Fain would go on to win the rigged election, which was sanctioned by Biden’s US Labor Department and praised by the UAWD for paving the way for “union reformers to make labor history.”
Early on, Lehman, who ran as a socialist and fighter for the international unity of autoworkers, warned that the only result from the election of Fain would be a sharp increase in the income of the new UAW chief and his entourage.
Indeed, Fain oversees a bloated bureaucracy, which controlled assets worth $1,136,712,055 at the end of 2023, according to the union’s financial filing with the US Department of Labor. His reported salary was $228,000, nearly 10 times more than the temporary part-time workers whose mass firing was sanctioned by Fain & Co. Region 9A Director Brandon Mancilla, a member of the Democratic Socialists of America (DSA) who led Harvard grad workers to a sellout in 2021, got $203,829 in 2023.
Fain hired a host of other DSA members and operatives for Bernie Sanders and other Democratic Party-aligned campaigns, including former Labor Notes staff writer and organizer Jonah Furman (who was paid $106,667 by the UAW in 2023 as an “Administrative Assistant”) and Ben Dictor whose New York City law firm, Eisner & Dictor was paid $484,870 by the UAW for legal services in 2023.
In a USU press release issued before the strike ended, the staff organizers said they were not “after higher salaries” and the “whopping six figure salaries that [our] supervisors in the Staff Council make.” Whatever the personal motivation of this or that organizer, there is a relentless political evolution of those seeking careers in the labor bureaucracy, whether they wish to recognize it or not.
In fact, it serves the purpose of the UAW apparatus to have low-paid “rank-and-file organizers” to gather dues-paying members so they can be sold out. It is no doubt the case that these organizers were directly involved in the sellout of strikes, particularly by academic workers in recent years. Moreover, being drawn from the DSA and other pseudo-left organizations, many of them have perpetuated the lie that the corporatist, pro-capitalist and pro-war UAW bureaucracy has been “reformed,” a lie that has had devastating consequences for workers.

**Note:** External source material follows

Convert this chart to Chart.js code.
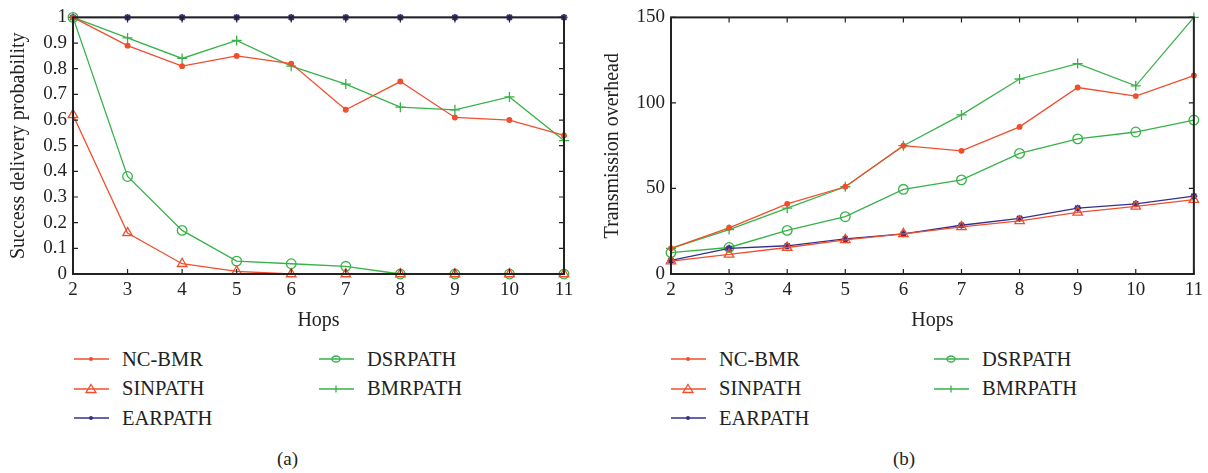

This was demonstrated in the above-mentioned press release, which stated, “The UAW’s current layoff proposal leaves staffers as precarious as at-will employees, and shows how little management understands the needs of their own campaigns. It also clearly signals that layoffs in the labor movement are coming as we head into a second Trump administration.”
In fact, the UAW’s “campaigns” are all aimed at deceiving workers as it colludes with corporate management and the capitalist political parties to destroy the jobs and living standards of workers and suppress opposition to social inequality, war and dictatorship. As for the incoming Trump administration, Fain has already signaled his willingness to collaborate with the fascist president on his plans for trade war and military confrontation with China and American imperialism’s other competitors.
Only a rank-and-file rebellion aimed at abolishing the UAW apparatus can transfer power and decision-making from the bureaucracy to workers themselves, as fought for by the International Workers Alliance of Rank-and-File Committees.
Such a fight will be integral to the development, being spearheaded by the Socialist Equality Party, for an industrial and political counteroffensive by the working class against capitalism and the socialist transformation of society.